Add to your skillset

Now or never is the time to really think about what matters to you, including new skills that you’d like to gain.

“Take some time to think about what are the top two to three skills that you’d like to gain or develop are, says Anaïs, “If you like reading, I would encourage you to keep to a reading rhythm with books that will teach you the knowledge you’d like to develop. If you are not into reading, video tutorials are also great ways to learn new skills: cooking,  gardening, photography, anything!”

Talk to others

As we enter this era of Zoom, Houseparty, Google Hangouts and the likes, it’s easier than ever to catch up with friends and family.

“Connect with people who are sharing the positive vibes – make sure that you are keeping in touch with people who are cheering you up,” says Anaïs, “Set up some family conference calls or a quiz with friends that will help you to stay positive.”

Tania reminds us that “whilst exercise is keeping the body active, talking to others will keep the brain active.”

Get your CV & LinkedIn in order

Even if you’re not looking for a job it’s good to keep your CV and LinkedIn up to date so that when the time does come, you don’t forget anything important that you might have done in your role. Use this free time to get yours in order.
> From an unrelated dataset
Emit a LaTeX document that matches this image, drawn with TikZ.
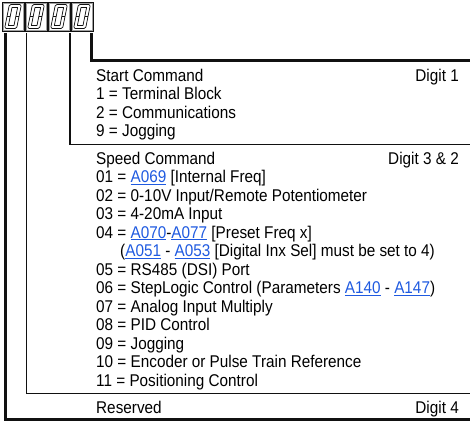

“Reach out to experts in your network: any friend working in HR and/or any recruiters that you might have wanted to speak to for a long time but never had the chance to until this all happened. Additionally, make sure that both your CV and LinkedIn profile really emphasise your latest/preferred skills/responsibilities with specific examples where you can, “ says Anaïs

Apply for another job – if you want to

“There is never a good or a bad time to look for another job: just the willingness to do it,” adds Anaïs, “I would encourage you to use the time you have to list all of the skills you acquired

Since you started working: maybe you will identify some skills that you haven’t used for a long time and that you actually really enjoyed back in the day. It’s a great opportunity to take the time to think about what really matters to you and what you want to gain from your career so that you can move on to your next role feeling confident about your career move.”

Finally, embrace your time off

Lastly, try to enjoy this time, whilst it can initially feel daunting, this is a time to really take a step back from your hectic work and social life and to really take stock of the things that matter – your health, wellbeing and mental state – and when have you ever really been able to do that?

“This is a time to do all those things you never had time for and enjoy that feeling of accomplishment,” says Tania, “because before you know it, the world will return to some form of normality and the daily grind will start again, and you will be mentally and physically ready to hit the ground running!”